Turns out the Creature cannot die, as much as he might wish for it. The second half of the film finds the Creature joining Victor and the captain aboard the ship to explain why he’s been pursuing the semi-mad doctor over land, sea and ice.

It is in the Creature’s backstory that we find grace notes of beauty and longing.  The highlight is his “adoption” of a farm family.  Hiding in their idle gristmill he emerges at night to leave presents of dead game and firewood at their door.  They call their mysterious and unseen benefactor “the spirit of the woods.”  

The Creature’s real education begins when the blind grandfather is left alone and befriends this stranger, teaching him to read (how a blind man teaches someone to read is a poser, but I’m not complaining) and opening up his intellect to literature, history and philosophy.

Maddened by the knowledge of both his “otherness” and his inability to end his miserable existence, the Creature decides on revenge.  He’ll pursue Victor halfway around the world for a final confrontation between father and son.

The old “Bride of Frankenstein” attempted to humanize the Monster (the blind hermit had a brief but telling scene), but the dominant themes of that classic were horror and camp.  Here del Toro goes for an emotional and spiritual catharsis.  That might seem a stretch for what is essentially a horror movie, but damned if he doesn’t pull it off.

In the end we’re left not so much with lingering terror as a disquieting sadness.

Well done.

Julia Garner

“WEAPONS My rating: B (HBO Max)

128 minutes | MPAA rating: R

A long tantalizing  tease capped by a what-the-hell ending pretty much describes every horror movie I’ve seen in recent years.

It’s no different with “Weapons,” writer/director Zach Cregger’s followup to his brutally effective creepfest “Barbarian.”

The film opens with spectacular imagery…at exactly the same moment one fall night, nearly two dozen elementary school students rise from their beds and in their pajamas race away from their  homes with arms stretched at a weird angle…it’s simultaneously scary and beautiful.

Turns out all the missing children were from the class taught by Justine (Julia Garner).  Only one little boy, Alex (Cary Christopher), shows up at school the next day.

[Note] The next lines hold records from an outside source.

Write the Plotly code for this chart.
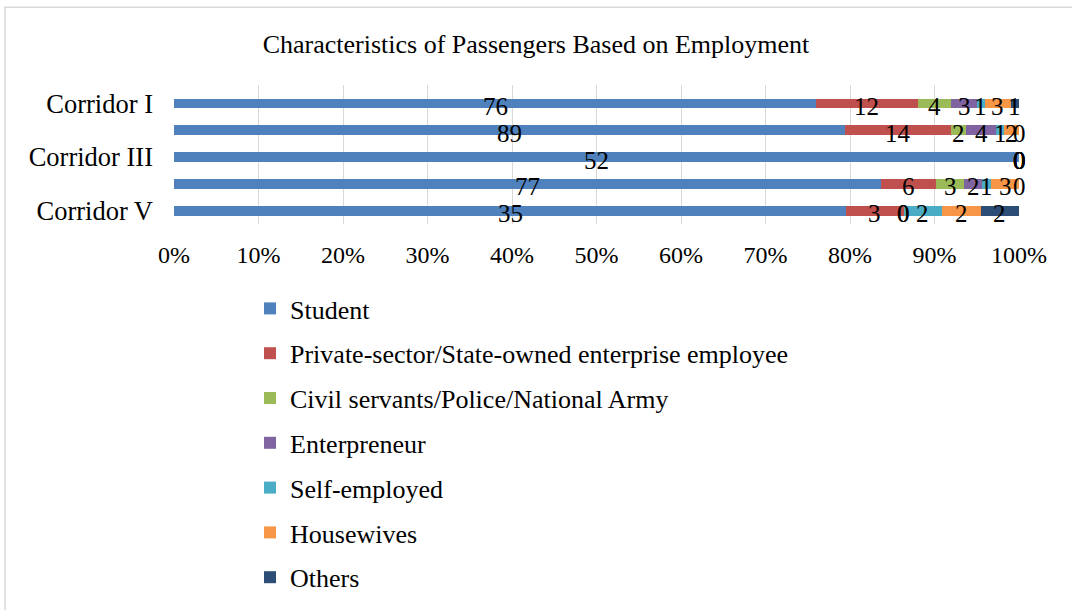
import plotly.graph_objects as go

# Passenger counts by employment type for each corridor
corridors = ["Corridor I", "Corridor II", "Corridor III", "Corridor IV", "Corridor V"]
shown_ticks = ["Corridor I", "Corridor III", "Corridor V"]

student = [76, 89, 52, 77, 35]
private_sector = [12, 14, 0, 6, 3]
civil_servants = [4, 2, 0, 3, 0]
entrepreneur = [3, 4, 0, 2, 0]
self_employed = [1, 1, 0, 1, 2]
housewives = [3, 2, 0, 3, 2]
others = [1, 0, 0, 0, 2]

series_names = [
    "Student",
    "Private-sector/State-owned enterprise employee",
    "Civil servants/Police/National Army",
    "Enterpreneur",
    "Self-employed",
    "Housewives",
    "Others",
]
series_values = [student, private_sector, civil_servants, entrepreneur,
                 self_employed, housewives, others]
colors = ["#4F81BD", "#C0504D", "#9BBB59", "#8064A2", "#4BACC6", "#F79646", "#2C4D75"]

pct_ticks = list(range(0, 101, 10))
pct_labels = [f"{t}%" for t in pct_ticks]

FONT = "Liberation Serif, Times New Roman, serif"

fig = go.Figure()
for name, vals, col in zip(series_names, series_values, colors):
    fig.add_trace(go.Bar(
        y=corridors, x=vals, name=name, orientation="h",
        marker=dict(color=col, line=dict(width=0)),
        legendgroup=name, hoverinfo="x+y+name",
    ))

# Centred value labels on each segment (positions follow the 100% stacking)
annotations = []
for i, cor in enumerate(corridors):
    total = sum(v[i] for v in series_values)
    cum = 0.0
    for vals in series_values:
        share = vals[i] / total * 100
        annotations.append(dict(
            x=cum + share / 2, y=cor, xref="x", yref="y",
            text=str(vals[i]), showarrow=False, yshift=-3,
            font=dict(family=FONT, size=25, color="#000000"),
        ))
        cum += share

# Plot-area geometry in pixels, used to place the outer frame
W, H = 1072, 610
L, R, T, B = 174, 1019, 85, 224.5
pw, ph = R - L, B - T

fig.update_layout(
    width=W, height=H,
    margin=dict(l=L, r=W - R, t=T, b=H - B, autoexpand=False),
    paper_bgcolor="white", plot_bgcolor="white",
    barmode="stack", barnorm="percent", bargap=0.63,
    title=dict(text="Characteristics of Passengers Based on Employment",
               x=0.5, xanchor="center", y=1 - 44 / H, yanchor="middle",
               font=dict(family=FONT, size=26, color="#000000")),
    font=dict(family=FONT, size=26, color="#000000"),
    xaxis=dict(range=[0, 100], tickvals=pct_ticks, ticktext=pct_labels,
               showgrid=True, gridcolor="#D9D9D9", gridwidth=1,
               zeroline=False, showline=False, ticks="",
               ticklabelstandoff=14, automargin=False,
               tickfont=dict(family=FONT, size=24, color="#000000"),
               fixedrange=True),
    yaxis=dict(type="category", categoryorder="array", categoryarray=corridors,
               autorange="reversed", tickvals=shown_ticks, ticks="",
               showgrid=False, zeroline=False, showline=False,
               ticklabelstandoff=20, automargin=False,
               tickfont=dict(family=FONT, size=26.5, color="#000000"),
               fixedrange=True),
    legend=dict(orientation="v", traceorder="grouped", tracegroupgap=8,
                xref="container", yref="container",
                x=250 / W, xanchor="left",
                y=1 - 285 / H, yanchor="top",
                maxheight=600,
                font=dict(family=FONT, size=26, color="#000000"),
                bgcolor="rgba(0,0,0,0)"),
    annotations=annotations,
    shapes=[dict(type="rect", xref="paper", yref="paper",
                 x0=(5 - L) / pw, x1=(1080 - L) / pw,
                 y0=(B - 620) / ph, y1=(B - 7) / ph,
                 line=dict(color="#D9D9D9", width=1.5),
                 fillcolor="rgba(0,0,0,0)", layer="below")],
    showlegend=True,
)

fig.write_html("out.html")
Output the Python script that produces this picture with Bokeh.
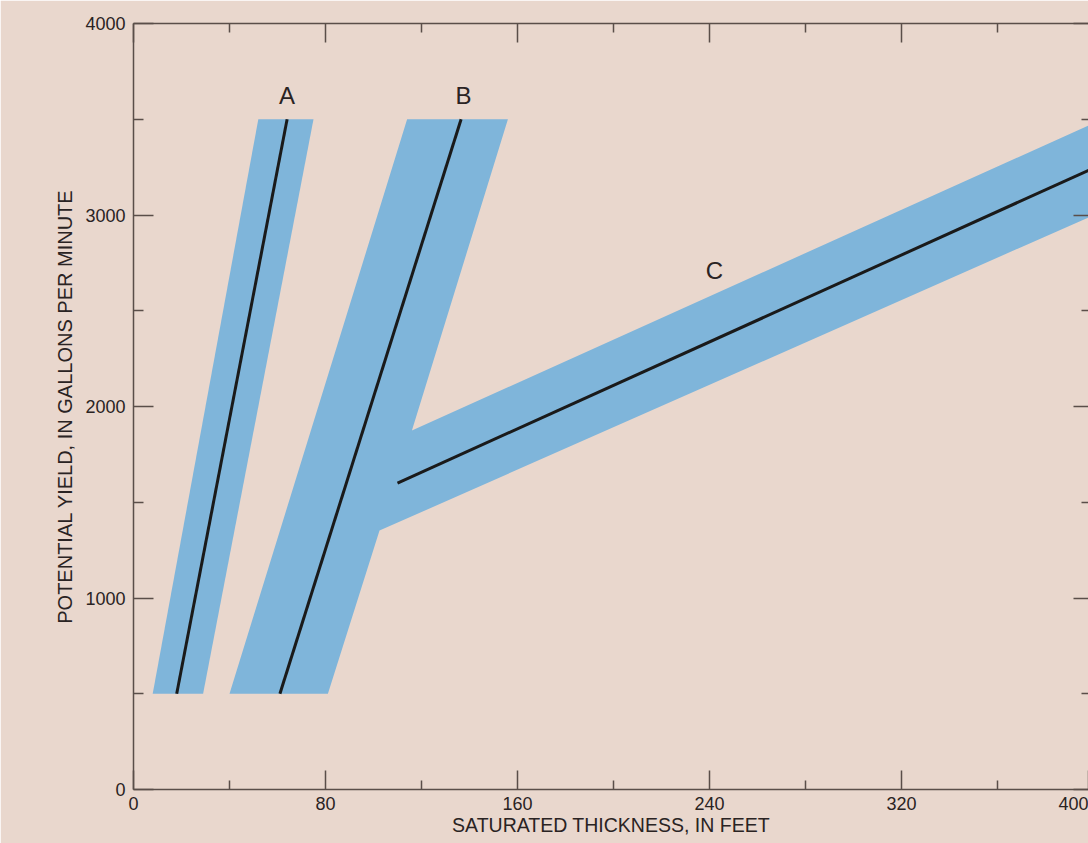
from bokeh.plotting import figure
from bokeh.models import Range1d, LinearAxis, FixedTicker
from bokeh.core.properties import value
from bokeh.embed import file_html
from bokeh.resources import INLINE

# ---------------- data ----------------
x_ticks = [0, 80, 160, 240, 320, 400]
x_minor = [40, 120, 200, 280, 360]
y_ticks = [0, 1000, 2000, 3000, 4000]
y_minor = [500, 1500, 2500, 3500]

# shaded range bands (saturated thickness, yield)
band_a_x = [8, 29, 75, 52]
band_a_y = [500, 500, 3500, 3500]
band_bc_x = [40, 81, 102.5, 400, 400, 116, 156, 114]
band_bc_y = [500, 500, 1352, 2999, 3479, 1875, 3500, 3500]

# central curves
line_a_x = [18, 64]
line_a_y = [500, 3500]
line_b_x = [61, 136.5]
line_b_y = [500, 3500]
line_c_x = [110, 400]
line_c_y = [1600, 3245]

curve_names = ["A", "B", "C"]
curve_label_x = [64, 137.5, 242]
curve_label_y = [3625, 3625, 2710]

x_title = "SATURATED THICKNESS, IN FEET"
y_title = "POTENTIAL YIELD, IN GALLONS PER MINUTE"

# ---------------- style ----------------
BG = "#e9d7cd"
BLUE = "#7fb5da"
AX = "#5a4e49"
TXT = "#2a2323"
FONT = "Liberation Sans"

# the original sheet is cut just short of x = 400
X_END = 397.9

p = figure(width=1088, height=843,
           x_range=Range1d(0, X_END), y_range=Range1d(0, 4000),
           x_axis_location=None, y_axis_location=None,
           min_border_left=133, min_border_top=23, min_border_bottom=54,
           min_border_right=0,
           toolbar_location=None, output_backend="svg")
p.background_fill_color = BG
p.border_fill_color = BG
p.outline_line_color = None
p.xgrid.visible = False
p.ygrid.visible = False


def style(ax, major_in, minor_in, show_labels=True, line=True, title_size="19.5px"):
    ax.axis_line_color = AX if line else None
    ax.axis_line_width = 1.5
    ax.major_tick_line_color = AX
    ax.minor_tick_line_color = AX
    ax.major_tick_line_width = 1.5
    ax.minor_tick_line_width = 1.5
    ax.major_tick_in = major_in
    ax.major_tick_out = 0
    ax.minor_tick_in = minor_in
    ax.minor_tick_out = 0
    if show_labels:
        ax.major_label_text_font = FONT
        ax.major_label_text_font_size = "18px"
        ax.major_label_text_color = TXT
    else:
        ax.major_label_text_font_size = "0px"
        ax.major_label_standoff = 0
        ax.major_label_text_color = None
    ax.axis_label_text_font = FONT
    ax.axis_label_text_font_size = title_size
    ax.axis_label_text_font_style = "normal"
    ax.axis_label_text_color = TXT


# the last tick label sits on the cut edge of the sheet
edge_ticks = [min(t, X_END) for t in x_ticks]
overrides = {min(t, X_END): str(t) for t in x_ticks if t > X_END}

below = LinearAxis(ticker=FixedTicker(ticks=edge_ticks, minor_ticks=x_minor))
style(below, 19, 9)
below.major_label_standoff = 7
below.major_label_overrides = overrides
below.axis_label = x_title
below.axis_label_standoff = 1
p.add_layout(below, "below")

above = LinearAxis(ticker=FixedTicker(ticks=x_ticks, minor_ticks=x_minor))
style(above, 19, 9, show_labels=False)
p.add_layout(above, "above")

yt = FixedTicker(ticks=y_ticks, minor_ticks=y_minor)
left = LinearAxis(ticker=yt)
style(left, 20, 10, title_size="20px")
left.major_label_standoff = 8
left.axis_label = y_title
left.axis_label_standoff = 6
p.add_layout(left, "left")

right = LinearAxis(ticker=yt)
style(right, 15, 7, show_labels=False, line=False)
p.add_layout(right, "right")

# bands
p.patch(band_a_x, band_a_y, fill_color=BLUE, line_color=None)
p.patch(band_bc_x, band_bc_y, fill_color=BLUE, line_color=None)

# curves
for xs, ys in [(line_a_x, line_a_y), (line_b_x, line_b_y), (line_c_x, line_c_y)]:
    p.line(xs, ys, line_color="#1a1a1a", line_width=3)

p.text(x=curve_label_x, y=curve_label_y, text=curve_names,
       text_font=value(FONT), text_font_size="24px", text_color=TXT,
       text_align="center", text_baseline="middle")

html = file_html(p, INLINE)
html = html.replace("<body>", '<body style="background-color:%s;">' % BG, 1)
open("out.html", "w").write(html)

The others seem to have vanished without a trace.

The authorities are baffled. The parents frantic…and then vengeful.  They turn on Justine, accusing her of being behind the disappearances/abductions. She’s told to go on hiatus until things settle down.

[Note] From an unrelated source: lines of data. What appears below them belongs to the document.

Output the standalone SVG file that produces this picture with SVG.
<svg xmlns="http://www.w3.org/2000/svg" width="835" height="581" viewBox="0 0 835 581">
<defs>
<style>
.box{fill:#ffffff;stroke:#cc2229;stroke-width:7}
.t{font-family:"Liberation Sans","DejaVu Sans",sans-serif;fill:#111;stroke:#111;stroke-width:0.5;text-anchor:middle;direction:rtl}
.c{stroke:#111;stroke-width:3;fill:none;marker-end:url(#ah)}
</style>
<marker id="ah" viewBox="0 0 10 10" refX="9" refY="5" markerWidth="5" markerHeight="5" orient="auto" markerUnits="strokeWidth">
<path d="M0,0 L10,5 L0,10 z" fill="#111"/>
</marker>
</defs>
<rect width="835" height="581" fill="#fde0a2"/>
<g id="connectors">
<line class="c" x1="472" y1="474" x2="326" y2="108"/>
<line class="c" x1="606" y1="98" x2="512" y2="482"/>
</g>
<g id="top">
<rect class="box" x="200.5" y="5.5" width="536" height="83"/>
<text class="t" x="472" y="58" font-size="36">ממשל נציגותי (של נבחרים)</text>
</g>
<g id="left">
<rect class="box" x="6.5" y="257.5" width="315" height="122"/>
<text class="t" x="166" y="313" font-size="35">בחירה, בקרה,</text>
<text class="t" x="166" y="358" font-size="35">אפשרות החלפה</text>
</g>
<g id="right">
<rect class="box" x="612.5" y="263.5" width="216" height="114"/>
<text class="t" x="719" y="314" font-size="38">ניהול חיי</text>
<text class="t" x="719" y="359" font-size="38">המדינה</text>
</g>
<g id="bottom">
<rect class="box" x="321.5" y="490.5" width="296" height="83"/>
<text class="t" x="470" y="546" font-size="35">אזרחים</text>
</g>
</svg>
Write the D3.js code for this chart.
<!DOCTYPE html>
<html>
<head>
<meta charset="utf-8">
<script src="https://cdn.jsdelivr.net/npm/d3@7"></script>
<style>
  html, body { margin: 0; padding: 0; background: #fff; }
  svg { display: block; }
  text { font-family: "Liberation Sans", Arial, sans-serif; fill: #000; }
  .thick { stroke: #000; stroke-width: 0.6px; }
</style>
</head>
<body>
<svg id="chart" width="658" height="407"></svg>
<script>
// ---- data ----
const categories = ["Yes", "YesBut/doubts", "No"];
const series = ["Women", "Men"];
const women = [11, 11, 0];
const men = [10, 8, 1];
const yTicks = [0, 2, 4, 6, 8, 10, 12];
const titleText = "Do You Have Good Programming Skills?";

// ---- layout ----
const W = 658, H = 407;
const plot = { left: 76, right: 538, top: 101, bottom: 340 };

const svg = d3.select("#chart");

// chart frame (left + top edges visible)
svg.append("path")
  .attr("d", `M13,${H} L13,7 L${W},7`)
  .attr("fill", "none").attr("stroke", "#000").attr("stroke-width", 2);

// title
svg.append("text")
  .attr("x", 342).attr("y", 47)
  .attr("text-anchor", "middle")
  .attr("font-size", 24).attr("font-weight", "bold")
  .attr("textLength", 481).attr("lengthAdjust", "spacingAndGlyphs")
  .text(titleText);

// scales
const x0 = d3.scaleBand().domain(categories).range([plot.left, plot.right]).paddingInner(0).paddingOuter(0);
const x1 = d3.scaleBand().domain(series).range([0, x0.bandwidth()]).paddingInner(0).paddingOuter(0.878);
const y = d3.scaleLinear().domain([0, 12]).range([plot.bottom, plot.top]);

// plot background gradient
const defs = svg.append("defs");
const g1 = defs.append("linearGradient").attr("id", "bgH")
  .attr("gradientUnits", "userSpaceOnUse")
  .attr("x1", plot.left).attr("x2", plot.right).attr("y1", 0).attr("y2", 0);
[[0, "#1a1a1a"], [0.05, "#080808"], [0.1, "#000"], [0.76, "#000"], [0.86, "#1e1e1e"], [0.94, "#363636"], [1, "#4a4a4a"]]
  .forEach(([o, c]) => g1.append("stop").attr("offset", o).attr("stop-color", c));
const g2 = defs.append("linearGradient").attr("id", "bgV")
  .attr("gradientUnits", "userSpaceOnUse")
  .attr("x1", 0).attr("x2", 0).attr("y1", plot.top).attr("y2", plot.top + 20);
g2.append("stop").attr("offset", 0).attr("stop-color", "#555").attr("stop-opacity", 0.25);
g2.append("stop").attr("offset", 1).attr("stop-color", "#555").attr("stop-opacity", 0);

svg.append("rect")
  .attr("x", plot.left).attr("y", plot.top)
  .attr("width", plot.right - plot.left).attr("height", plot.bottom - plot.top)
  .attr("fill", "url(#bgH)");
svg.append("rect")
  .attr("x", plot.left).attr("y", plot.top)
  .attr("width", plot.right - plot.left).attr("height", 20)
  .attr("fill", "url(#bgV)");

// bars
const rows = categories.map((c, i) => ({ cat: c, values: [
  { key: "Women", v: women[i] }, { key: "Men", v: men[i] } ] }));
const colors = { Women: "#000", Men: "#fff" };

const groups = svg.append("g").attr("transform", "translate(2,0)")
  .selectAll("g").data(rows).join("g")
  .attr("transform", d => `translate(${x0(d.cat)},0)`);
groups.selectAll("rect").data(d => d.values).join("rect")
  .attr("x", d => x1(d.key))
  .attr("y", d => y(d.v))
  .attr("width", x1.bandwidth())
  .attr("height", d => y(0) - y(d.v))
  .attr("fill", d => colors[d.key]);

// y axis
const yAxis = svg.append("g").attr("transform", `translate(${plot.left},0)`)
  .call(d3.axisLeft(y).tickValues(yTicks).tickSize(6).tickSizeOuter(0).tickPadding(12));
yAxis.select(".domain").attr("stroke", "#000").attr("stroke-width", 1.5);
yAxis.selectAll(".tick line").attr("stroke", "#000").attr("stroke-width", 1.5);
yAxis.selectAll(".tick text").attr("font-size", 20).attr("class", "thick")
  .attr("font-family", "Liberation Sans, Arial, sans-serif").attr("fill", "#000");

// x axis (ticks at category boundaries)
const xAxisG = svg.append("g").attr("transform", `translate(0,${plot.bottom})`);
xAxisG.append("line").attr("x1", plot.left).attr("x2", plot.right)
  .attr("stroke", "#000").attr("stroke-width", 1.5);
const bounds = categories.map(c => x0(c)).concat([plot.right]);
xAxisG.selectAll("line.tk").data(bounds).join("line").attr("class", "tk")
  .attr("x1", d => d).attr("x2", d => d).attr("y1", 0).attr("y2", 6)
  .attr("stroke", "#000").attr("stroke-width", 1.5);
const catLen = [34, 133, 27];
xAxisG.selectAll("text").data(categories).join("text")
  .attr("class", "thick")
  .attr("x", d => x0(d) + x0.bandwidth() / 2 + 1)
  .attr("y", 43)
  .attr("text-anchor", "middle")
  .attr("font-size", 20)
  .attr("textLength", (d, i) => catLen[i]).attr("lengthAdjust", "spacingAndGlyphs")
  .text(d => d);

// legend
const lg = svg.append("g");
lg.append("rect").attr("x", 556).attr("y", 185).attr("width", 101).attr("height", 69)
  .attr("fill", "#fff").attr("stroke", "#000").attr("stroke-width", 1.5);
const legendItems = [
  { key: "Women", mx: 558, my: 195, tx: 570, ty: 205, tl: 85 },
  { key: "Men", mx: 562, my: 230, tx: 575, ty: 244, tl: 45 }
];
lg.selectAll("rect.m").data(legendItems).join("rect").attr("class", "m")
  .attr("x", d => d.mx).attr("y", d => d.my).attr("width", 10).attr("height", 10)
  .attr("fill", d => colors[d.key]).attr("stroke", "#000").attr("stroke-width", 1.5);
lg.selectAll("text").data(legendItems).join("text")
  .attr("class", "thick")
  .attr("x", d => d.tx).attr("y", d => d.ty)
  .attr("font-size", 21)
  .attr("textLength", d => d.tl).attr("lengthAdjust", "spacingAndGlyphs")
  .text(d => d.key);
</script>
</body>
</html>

Cregger’s screenplay tells the story from several different perspectives.  First there’s Justine, whose long-dormant drinking problem gets kicked back into high gear.  There ‘sthe local cop (Alden Ehrenreich) who is part of the search and has a sexual relationship with Justine.

Archer (Josh Brolin) is one of the parents, driven to acts of desperation by the loss of his son.

Marcus (Benedict Wong) is the principal, trying to keep a lid on the town’s boiling emotions.

Austin Abrams is a young drug addict pulled into the mystery.

And finally there’s little Alex, whose home life harbors a dark secret.

Amy Madigan

About two-thirds of the way through the film we meet Alex’s Aunt Gladys (a nearly unrecognizable Amy Madigan), who’s just come to town and wears a gosh-awful orange wig that makes her look like a septagenarian Bette Davis after an all-night rave. Gladys is bleakly funny and not a little creepy — you just know she’s got something to do with the mass vanishing.

With its elements of the Pied Piper legend plopped down in contemporary suburbia, “Weapons” certainly grabs our interest and keeps us guessing as to what’s going on.  If the final reveal is a bit underwhelming, Cregger seems to think so, too, because at the last moment “Weapons” shifts from slow-creep dread to over-the-top physical comedy.

Even if the big explanation is a fairy-tale head-slapper, most of “Weapons” is extremely watchable and quite involving.